Open wdbm opened 3 years ago

wdbm commented 3 years ago

It may be that training data can be from some standard, public source, such as the Million Song Dataset (MSD) or even something more basic. That more basic form might be inspired by technology that has been developed by Melodyne that can separate out notes, tracks, instruments and so on. I actually would lean towards this approach of using public data.

It may be that training data can be built from data transferred to and from users of the proposed system (users here could mean owners of sound effects equipment as well as others). In such a case, it could be ethical to protect that data and would be good to insure that users are informed of this, and better still if users can verify this.

Legal means of protection

Mathpix provides a template for both how to protect user data legally and also a template on how to generate income from the system. Mathematical equations (screencaps of LaTeX, scribbes and so on) are sent through the system and the user receives a transcription of what was sent. When the user uses the system, the system provides a checkmark by which the user can grant permission for the images to be used to train the system. That is totally trust-based (as opposed to verify-based). However, something of a legal protection is provided by Mathpix: https://mathpix.com/privacy

Technical means of protection

Numerai is a hedge fund that pays others for their service of predicting (by whatever means) extrapolated values in some training data that has some obscured features. The means by which this hedge fund obscures the features might be worth considering. I do not understand it, but I recall it being claimed that it is a "structure-preserving" way of obscuring features.
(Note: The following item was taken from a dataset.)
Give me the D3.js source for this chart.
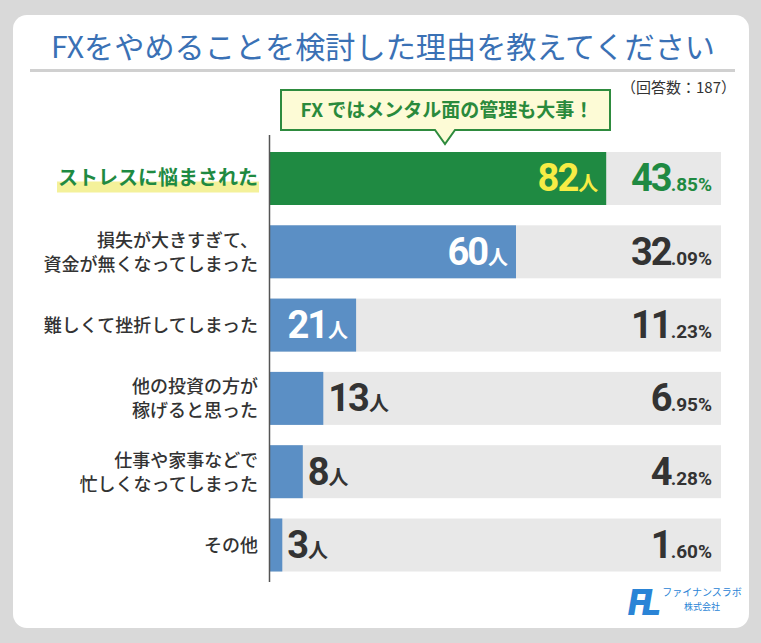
<!DOCTYPE html>
<html><head><meta charset="utf-8">
<script src="https://cdn.jsdelivr.net/npm/d3@7"></script>
<style>
html,body{margin:0;padding:0;background:#d9d9d9;}
svg{display:block;}
</style></head>
<body>
<script>
const categories = [
  ["ストレスに悩まされた"],
  ["損失が大きすぎて、","資金が無くなってしまった"],
  ["難しくて挫折してしまった"],
  ["他の投資の方が","稼げると思った"],
  ["仕事や家事などで","忙しくなってしまった"],
  ["その他"]
];
const counts = [82, 60, 21, 13, 8, 3];
const percentInt = ["43", "32", "11", "6", "4", "1"];
const percentDec = [".85%", ".09%", ".23%", ".95%", ".28%", ".60%"];
const title = "FXをやめることを検討した理由を教えてください";
const note = "（回答数：187）";
const callout = "FX ではメンタル面の管理も大事！";

const W = 761, H = 643;
const FONT = "'Noto Sans CJK JP','Noto Sans',sans-serif";
const NUM = "Roboto,'Noto Sans',sans-serif";
const svg = d3.select("body").append("svg").attr("width", W).attr("height", H);

svg.append("rect").attr("x",0).attr("y",0).attr("width",W).attr("height",H).attr("fill","#d9d9d9");
svg.append("rect").attr("x",13).attr("y",15).attr("width",736).attr("height",613).attr("rx",14).attr("fill","#ffffff");

svg.append("text").attr("x",383).attr("y",58).attr("text-anchor","middle")
  .attr("font-family",FONT).attr("font-size",30).attr("font-weight",400)
  .attr("textLength",664).attr("lengthAdjust","spacingAndGlyphs")
  .attr("fill","#3a71b5").text(title);
svg.append("line").attr("x1",30).attr("x2",735).attr("y1",70.5).attr("y2",70.5)
  .attr("stroke","#d0d0d0").attr("stroke-width",3);
svg.append("text").attr("x",736).attr("y",93).attr("text-anchor","end")
  .attr("font-family",FONT).attr("font-size",15).attr("fill","#333").text(note);

const x = d3.scaleLinear().domain([0, 110]).range([270, 721]);
const y = d3.scaleBand().domain(d3.range(counts.length)).range([152, 571.5]).paddingInner(0.277).paddingOuter(0);

const g = svg.append("g");
g.selectAll("rect.track").data(counts).join("rect").attr("class","track")
  .attr("x", x(0)).attr("y",(d,i)=>y(i)).attr("width", x.range()[1]-x(0)).attr("height", y.bandwidth())
  .attr("fill","#e8e8e8");
g.selectAll("rect.bar").data(counts).join("rect").attr("class","bar")
  .attr("x", x(0)).attr("y",(d,i)=>y(i)).attr("width", d=>x(d)-x(0)).attr("height", y.bandwidth())
  .attr("fill",(d,i)=> i===0 ? "#1f8a42" : "#5b8fc5");

svg.append("line").attr("x1",269.5).attr("x2",269.5).attr("y1",135).attr("y2",582)
  .attr("stroke","#555").attr("stroke-width",1.5);

// callout
const cg = svg.append("g");
cg.append("path")
  .attr("d","M281,90 H610 V130 H455 L445,144 L435,130 H281 Z")
  .attr("fill","#fdfbd6").attr("stroke","#2e8b3e").attr("stroke-width",2);
cg.append("text").attr("x",447).attr("y",117).attr("text-anchor","middle")
  .attr("font-family",FONT).attr("font-size",19).attr("font-weight",700)
  .attr("fill","#2a8a3c").text(callout);

// category labels
categories.forEach((lines,i)=>{
  const cy = y(i) + y.bandwidth()/2;
  const lh = 24;
  if(i===0){
    svg.append("rect").attr("x",57).attr("y",cy+3).attr("width",202).attr("height",11).attr("fill","#f4f19a");
  }
  const t = svg.append("text").attr("text-anchor","end").attr("font-family",FONT)
    .attr("font-size", i===0?20:18).attr("font-weight", i===0?700:500)
    .attr("fill", i===0 ? "#1f8a42" : "#333");
  lines.forEach((l,k)=>{
    t.append("tspan").attr("x",258).attr("y", cy + (k-(lines.length-1)/2)*lh + 7).text(l);
  });
});

// value labels
counts.forEach((d,i)=>{
  const cy = y(i) + y.bandwidth()/2 + 13;
  const inside = d >= 20;
  const t = svg.append("text").attr("font-family",NUM).attr("font-weight",700)
    .attr("y",cy)
    .attr("fill", i===0 ? "#f7ec45" : (inside ? "#ffffff" : "#333"));
  if(inside){
    t.attr("x", x(d)-8).attr("text-anchor","end");
  } else {
    t.attr("x", x(d)+5).attr("text-anchor","start");
  }
  t.append("tspan").attr("font-size",38).attr("letter-spacing",-2).text(d);
  t.append("tspan").attr("font-size",20).attr("font-family",FONT).attr("dx",1).text("人");
});

// percent labels
counts.forEach((d,i)=>{
  const cy = y(i) + y.bandwidth()/2 + 13;
  const t = svg.append("text").attr("font-family",NUM).attr("font-weight",700)
    .attr("x",712).attr("y",cy).attr("text-anchor","end")
    .attr("fill", i===0 ? "#1f8a42" : "#333");
  t.append("tspan").attr("font-size",38).attr("letter-spacing",-2).text(percentInt[i]);
  t.append("tspan").attr("font-size",19).text(percentDec[i]);
});

// logo
const lg = svg.append("g");
lg.append("text").attr("x",628).attr("y",615).attr("font-family",NUM)
  .attr("font-size",36).attr("font-weight",900).attr("font-style","italic").attr("fill","#2a84d6")
  .attr("letter-spacing",-5).text("FL");
lg.append("text").attr("x",702).attr("y",596).attr("text-anchor","middle").attr("font-family",FONT)
  .attr("font-size",10).attr("fill","#2a84d6").text("ファイナンスラボ");
lg.append("text").attr("x",702).attr("y",610).attr("text-anchor","middle").attr("font-family",FONT)
  .attr("font-size",9).attr("fill","#2a84d6").text("株式会社");
</script>
</body></html>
In other words, the features can be obscured in a way that makes it hard to understand the features, but that still makes statistical analysis possible for predictive purposes. So, perhaps users of the proposed Warp-Lane system could in their client (or verifiable JavaScript or whatever of a website) have their sound data obscured in this way, sent via the system for both training the system and for returning a modified sound to the user, and then, client-side, the sound is un-obscured by the user.

There could easily be other approaches to this. The important emphasis is on this being verify-based as opposed to trust-based.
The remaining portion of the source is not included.